§ GIVEN TASK
Set down, word for word, only the lines from the start of the records through the line bearing "import plotly.graph_objects as go"; include no pictures.

§ GIVEN DATA
★ ★ ★ ★ ★ ★ ★
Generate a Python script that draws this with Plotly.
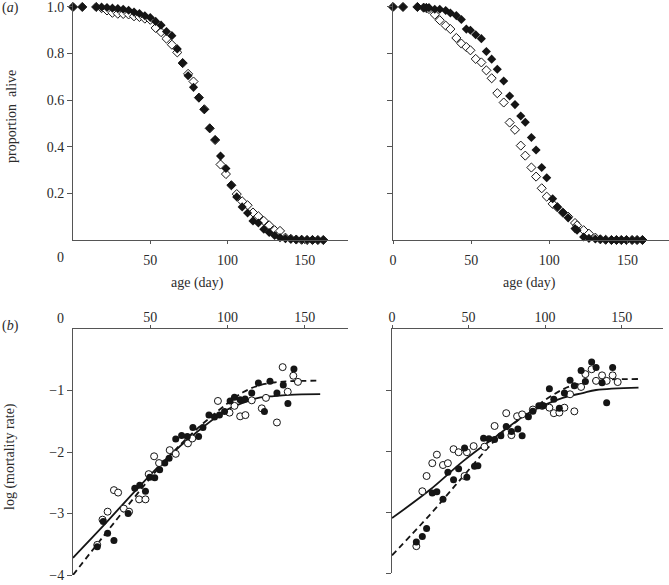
import plotly.graph_objects as go

# ---------------- data ----------------
# (a) survival, left panel
TL_days = [0, 6, 15, 18.5, 22, 25.5, 29, 32.5, 36, 39.5, 43, 46.5, 50, 53.5, 57, 60.5, 64, 67.5,
           71, 74.5, 78, 81.5, 85, 88.5, 92, 95.5, 99, 102.5, 106, 109.5, 113, 116.5, 120, 123.5,
           127, 130.5, 134, 137.5, 141, 144.5, 148, 151.5, 155, 158.5, 162]
TL_filled = [1.0, 1.0, 1.0, 1.0, 0.998, 0.995, 0.993, 0.99, 0.986, 0.978, 0.972, 0.962, 0.955, 0.938,
             0.922, 0.895, 0.877, 0.82, 0.76, 0.705, 0.655, 0.61, 0.56, 0.48, 0.43, 0.36, 0.307, 0.235,
             0.185, 0.142, 0.116, 0.082, 0.073, 0.046, 0.032, 0.019, 0.01, 0.006, 0.004, 0.002, 0.002,
             0.001, 0.001, 0.0, 0.0]
TL_open = [1.0, 1.0, 1.0, 0.995, 0.985, 0.975, 0.971, 0.97, 0.968, 0.96, 0.957, 0.95, 0.945, 0.91,
           0.892, 0.864, 0.838, 0.805, 0.759, 0.713, 0.68, 0.611, 0.561, 0.479, 0.429, 0.324, 0.283,
           0.235, 0.197, 0.166, 0.149, 0.118, 0.102, 0.082, 0.063, 0.042, 0.039, 0.01, 0.005, 0.002,
           0.001, 0.0, 0.0, 0.0, 0.0]

# (a) survival, right panel
TR_days = [0, 6.4, 15.6, 19.6, 21.3, 23, 26.7, 29.9, 33.7, 36.7, 40.5, 43.7, 46.9, 49.5, 52.9, 56.5,
           59.7, 63.1, 66.7, 70.8, 74.6, 78, 81.7, 84.6, 88.5, 91.5, 95.1, 98.3, 102.1, 105.1, 108.7,
           112, 116.4, 117.7, 121.9, 125.3, 129.4, 132.6, 136, 139.7, 142.9, 146, 149.3, 152.9, 156.1,
           159.5]
TR_filled = [1.0, 1.0, 1.0, 0.997, 0.997, 0.997, 0.99, 0.99, 0.985, 0.974, 0.963, 0.946, 0.905, 0.9,
             0.881, 0.864, 0.809, 0.776, 0.733, 0.682, 0.618, 0.581, 0.532, 0.505, 0.44, 0.386, 0.311,
             0.267, 0.177, 0.142, 0.118, 0.095, 0.049, 0.042, 0.013, 0.007, 0.004, 0.003, 0.001, 0, 0,
             0, 0, 0, 0, 0]
TR_open = [1.0, 1.0, 1.0, 0.997, 0.995, 0.991, 0.967, 0.943, 0.92, 0.905, 0.867, 0.843, 0.828, 0.814,
           0.777, 0.762, 0.728, 0.694, 0.63, 0.59, 0.504, 0.473, 0.405, 0.362, 0.311, 0.272, 0.222,
           0.186, 0.155, 0.14, 0.117, 0.1, 0.073, 0.063, 0.042, 0.027, 0.01, 0.003, 0.001, 0, 0, 0, 0,
           0, 0, 0]

# (b) log mortality, left panel
BL_f_days = [15.7, 19.6, 22.4, 26.5, 35.7, 40, 43.2, 46.9, 49.7, 52.9, 56.1, 59.4, 62.2, 66.5, 70.3,
             74, 77.6, 81.3, 84.1, 88, 91.6, 94.8, 98.1, 101.7, 104.5, 108.2, 111.4, 115.7, 120, 123.9,
             127.5, 132, 136.1, 139.1, 143]
BL_f_vals = [-3.54, -3.13, -3.32, -3.44, -3.0, -2.59, -2.54, -2.64, -2.41, -2.42, -2.29, -2.18, -2.10,
             -1.79, -1.73, -1.75, -1.60, -1.75, -1.60, -1.40, -1.43, -1.40, -1.34, -1.17, -1.11, -1.15,
             -1.14, -1.04, -0.88, -1.34, -0.85, -1.04, -0.91, -1.21, -0.65]
BL_o_days = [15.7, 19.1, 22.4, 26.5, 29.2, 32.9, 36.3, 42.8, 46.9, 49, 52.5, 55.7, 62.6, 66.5, 74.4,
             77.2, 93.8, 101.3, 104.5, 108.2, 111.6, 115.7, 122.2, 124.9, 132, 135.7, 139, 142.6, 145.6]
BL_o_vals = [-3.51, -3.10, -2.97, -2.62, -2.66, -2.92, -2.97, -2.77, -2.77, -2.36, -2.07, -2.18, -1.97,
             -2.03, -1.86, -1.78, -1.17, -1.36, -1.25, -1.42, -1.40, -1.16, -1.29, -1.12, -1.52, -0.62,
             -1.02, -0.76, -0.86]
BL_curve_days = [0, 20, 40, 60, 80, 100, 110, 120, 130, 140, 160]
BL_solid = [-3.72, -3.19, -2.64, -2.12, -1.68, -1.31, -1.20, -1.12, -1.09, -1.07, -1.06]
BL_dashed = [-4.0, -3.36, -2.73, -2.13, -1.63, -1.21, -1.03, -0.92, -0.87, -0.85, -0.84]

# (b) log mortality, right panel
BR_f_days = [15.9, 19.8, 22.6, 26.3, 29.3, 33.3, 36.5, 40.2, 43.5, 47.4, 48.9, 53.9, 56.1, 59.8, 63.3,
             67, 71.1, 74.6, 78, 82.2, 85, 89.1, 92, 95.9, 98.9, 102.8, 105.7, 109.3, 112.6, 116.3,
             119.1, 123.5, 126.3, 130.4, 133.3, 137.2, 140.2, 144.1]
BR_f_vals = [-3.49, -3.40, -3.27, -2.69, -2.67, -2.79, -2.35, -2.47, -2.29, -1.95, -2.43, -2.25, -2.24,
             -1.79, -1.80, -1.81, -1.75, -1.60, -1.68, -1.64, -1.75, -1.44, -1.35, -1.26, -1.26, -0.98,
             -1.15, -1.30, -1.05, -0.84, -0.93, -0.68, -0.86, -0.54, -0.63, -0.88, -1.21, -0.63]
BR_o_days = [15.9, 19.8, 22.6, 26.3, 29.3, 33.3, 36.5, 40.2, 43.5, 47.4, 48.9, 53.3, 60.4, 67, 74.6,
             78, 81.7, 85, 92, 98, 102.8, 105.7, 109.3, 112.6, 116.3, 119.1, 123.5, 126.3, 130.4,
             133.3, 137.2, 140.2, 144.1, 147.4]
BR_o_vals = [-3.56, -2.66, -2.41, -2.20, -2.06, -2.23, -2.20, -1.97, -2.02, -2.41, -2.02, -1.92, -1.93,
             -1.59, -1.38, -1.74, -1.43, -1.40, -1.32, -1.26, -1.29, -1.38, -1.37, -1.29, -1.07, -1.35,
             -0.95, -0.74, -0.66, -0.85, -0.76, -0.85, -0.76, -0.87]
BR_curve_days = [0, 24.6, 46.3, 68, 89.8, 111.5, 124.6, 133.3, 161]
BR_solid = [-3.10, -2.64, -2.17, -1.76, -1.37, -1.13, -1.05, -1.0, -0.96]
BR_dashed = [-3.71, -3.05, -2.42, -1.81, -1.35, -0.99, -0.88, -0.84, -0.82]

x_ticks = [50, 100, 150]
x_ticks_right = [0, 50, 100, 150]
surv_ticks = [0.2, 0.4, 0.6, 0.8, 1.0]
surv_ticktext = ["0.2", "0.4", "0.6", "0.8", "1.0"]
mort_ticks = [-1, -2, -3, -4]

# ---------------- figure ----------------
W, H = 669, 585
FONT = "Liberation Serif, Times New Roman, serif"
TXT = "#2b2b2b"
AX = "#555555"
INK = "#151515"


def fx(p):
    return p / W


def fy(p):
    return 1 - p / H


fig = go.Figure()


def diamonds(x, y, xa, ya, filled):
    fig.add_trace(go.Scatter(
        x=x, y=y, xaxis=xa, yaxis=ya, mode="markers", cliponaxis=False, showlegend=False,
        marker=dict(symbol="diamond", size=7,
                    color=INK if filled else "white",
                    line=dict(color=INK, width=1 if not filled else 0))))


def circles(x, y, xa, ya, filled):
    fig.add_trace(go.Scatter(
        x=x, y=y, xaxis=xa, yaxis=ya, mode="markers", cliponaxis=False, showlegend=False,
        marker=dict(symbol="circle", size=7,
                    color=INK if filled else "white",
                    line=dict(color=INK, width=1 if not filled else 0))))


def curve(x, y, xa, ya, dash):
    fig.add_trace(go.Scatter(
        x=x, y=y, xaxis=xa, yaxis=ya, mode="lines", cliponaxis=False, showlegend=False,
        line=dict(color=INK, width=1.8, dash=dash, shape="spline", smoothing=1.0)))


diamonds(TL_days, TL_open, "x", "y", False)
diamonds(TL_days, TL_filled, "x", "y", True)
diamonds(TR_days, TR_open, "x2", "y2", False)
diamonds(TR_days, TR_filled, "x2", "y2", True)

curve(BL_curve_days, BL_solid, "x3", "y3", "solid")
curve(BL_curve_days, BL_dashed, "x3", "y3", "6px,4px")
circles(BL_o_days, BL_o_vals, "x3", "y3", False)
circles(BL_f_days, BL_f_vals, "x3", "y3", True)

curve(BR_curve_days, BR_solid, "x4", "y4", "solid")
curve(BR_curve_days, BR_dashed, "x4", "y4", "6px,4px")
circles(BR_o_days, BR_o_vals, "x4", "y4", False)
circles(BR_f_days, BR_f_vals, "x4", "y4", True)

tickfont = dict(family=FONT, size=14, color=TXT)
common_x = dict(showline=True, linecolor=AX, linewidth=1, showgrid=False, zeroline=False,
                ticks="outside", ticklen=3, tickcolor=AX, tickfont=tickfont, fixedrange=True,
                automargin=False, ticklabeloverflow="allow")
common_y = dict(showline=True, linecolor=AX, linewidth=1, showgrid=False, zeroline=False,
                ticks="outside", ticklen=5, tickcolor=AX, tickfont=tickfont, fixedrange=True,
                automargin=False, ticklabeloverflow="allow")

top_dom = [fy(240), fy(3)]
bot_dom = [fy(575), fy(329)]

fig.update_layout(
    template="none",
    width=W, height=H, margin=dict(l=0, r=0, t=0, b=0, pad=0, autoexpand=False),
    paper_bgcolor="white", plot_bgcolor="white",
    font=dict(family=FONT, size=14, color=TXT),
    xaxis=dict(common_x, domain=[fx(73), fx(348)], range=[0, 178], anchor="y",
               tickvals=x_ticks, ticklabelstandoff=4),
    yaxis=dict(common_y, domain=top_dom, range=[0, 1.017], anchor="x",
               tickvals=surv_ticks, ticktext=surv_ticktext),
    xaxis2=dict(common_x, domain=[fx(393), 1.0], range=[0, 176.5], anchor="y2",
                tickvals=x_ticks_right, ticklabelstandoff=4),
    yaxis2=dict(common_y, domain=top_dom, range=[0, 1.017], anchor="x2",
                tickvals=surv_ticks, showticklabels=False),
    xaxis3=dict(common_x, domain=[fx(73), fx(348)], range=[0, 178], anchor="y3", side="top",
                tickvals=x_ticks, ticklabelstandoff=-3),
    yaxis3=dict(common_y, domain=bot_dom, range=[-4, 0], anchor="x3",
                tickvals=mort_ticks),
    xaxis4=dict(common_x, domain=[fx(392), fx(663)], range=[0, 177], anchor="y4", side="top",
                tickvals=x_ticks_right, ticklabelstandoff=-3),
    yaxis4=dict(common_y, domain=[fy(573), fy(329)], range=[-4, 0], anchor="x4",
                tickvals=mort_ticks, showticklabels=False),
)

ann_font = dict(family=FONT, size=14, color=TXT)


def ann(text, x, y, angle=0, xanchor="center"):
    fig.add_annotation(text=text, x=fx(x), y=fy(y), xref="paper", yref="paper",
                       showarrow=False, textangle=angle, font=ann_font,
                       xanchor=xanchor, yanchor="middle")


ann("0", 60, 257)
ann("0", 60, 318)
ann("age (day)", 197, 283)
ann("age (day)", 529, 283)
ann("proportion  alive", 12, 117, angle=-90)
ann("log (mortality rate)", 10, 457, angle=-90)
ann("(<i>a</i>)", 0, 8, xanchor="left")
ann("(<i>b</i>)", 0, 326, xanchor="left")

fig.write_html("out.html",
               config={"displayModeBar": False, "staticPlot": True},
               post_script="document.body.style.margin='0';document.body.style.padding='0';"
                           "document.body.style.overflow='hidden';")
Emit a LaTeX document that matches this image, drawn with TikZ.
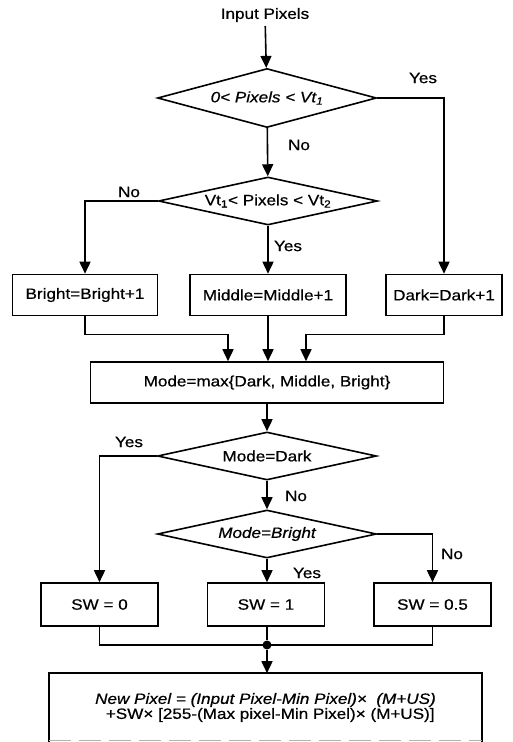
★ ★ ★ ★ ★ ★ ★
§ WORKED SOLUTION
Generate a Python script that draws this with Plotly.
import plotly.graph_objects as go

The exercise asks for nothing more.